Image copyright © by Marcus Trahan

The Final Season

(2007)

And at long last we come to the end of our October World Series Movie Marathon. The goddam Yankees won the goddam pennant, and then the goddam World Series, so we’re goddam glum. (Lee used to be a Yankee fan, but Steinbrenner finally got to be too much for her, especially when she heard they had built a new pigcapitalist “Yankee Stadium.”) But it’s been a fun ride, and it seems appropriate that the last one should have this title.

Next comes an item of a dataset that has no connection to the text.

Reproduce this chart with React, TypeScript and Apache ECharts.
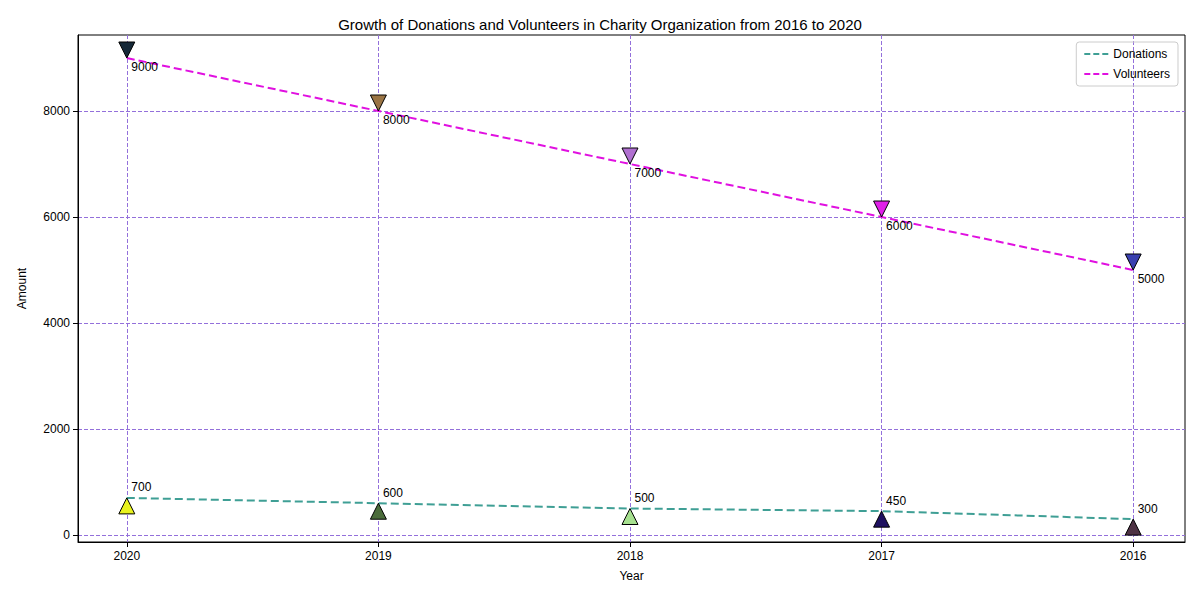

Sometimes “progress” is truly a dirty word. There are types of progress that have gone a long way to destroying this wonderful country. I guess nobody really called what happened to the Norway, Iowa, high school progress; pragmatism might be a better word. Norway was one of those stories it’s almost impossible to believe, but it is true. The town has a population of about 600, the high school at the time of this story, 1991, had 101 students. And yet year after year they fielded a baseball team that went to the state championships against schools with, literally, 10 times the enrollment, and they usually beat them. Nineteen times they had won the trophy! Nobody else in Iowa—and probably the rest of the country as well—had ever compiled a record like that. So what did the idiot school board decide to do? They merged the school with a nearby arch-rival, and shut it down forever. To save money. Because the bean counters could show that one big school cost less money than two small ones. The only thing they didn’t take into account—bean counters never do, they have no hearts—was the effect of this shit on the communities that were “modernized.” Try to imagine the pride that little community took in that ball team … and then double it, triple it, for the reality. Small communities have been dying in this country for many years as massive agribusiness snapped up small farms—also in the name of efficiency, that other dirty word—and other economic factors have driven people off the land and out of small towns. To my way of thinking, anything that can help a small town survive is a good idea. And it can be easily shown that closing a high school is one more stake in the heart of a community.

In their last season, the Norway team won the championship once more. But no appeals, no emotions, no sense of glory swayed these school board assholes. (I wish I knew their names, so I could personally insult them.) The school did close. You want to guess how many times the new, improved school with three or four times the enrollment has won anything in the last 18 years? I’ll bet you know. Zero.

This film has a great heart, but I can only call it competently made. I enjoyed it perhaps more than it deserved because it stirred old memories. I never played sports, never had the aptitude for it. But we were, in a small, less dramatic way, a little like Norway. Nederland High was a AAA school. Our football team was often in contention for the AAA state title. (We won it twice.) Naturally, this being Texas, the Bulldogs were a source of great pride to the little town, (population 12,000 when I lived there). But there was another thing everyone in town was proud of, and that was the Golden Pride of the Golden Triangle, the Nederland High School Band. We consistently placed at the top in both marching and concert competitions. We were chosen out of all the bands in Texas to march in John Kennedy’s inauguration parade. God, we were glorious.

And how did we do it? The same way Norway did, with a great teacher, a man who would not settle for second best. For Norway it was Jim Van Scoyoc. For Nederland it was Orville R. Kelley, the best teacher I ever had, and I was lucky enough to have five great ones. (I feel anyone is lucky to have two.) One can’t say enough about teachers like that, and coaches, and band directors. Where would we be without them? Well, I’m very afraid we are soon to find out, as more and more are being driven out of the profession by bullshit like what went down in Iowa, and many other forms of bullshit. When Norway High folded, they never were any good again. When Orville Kelley left NHS, the band never won anything again, either.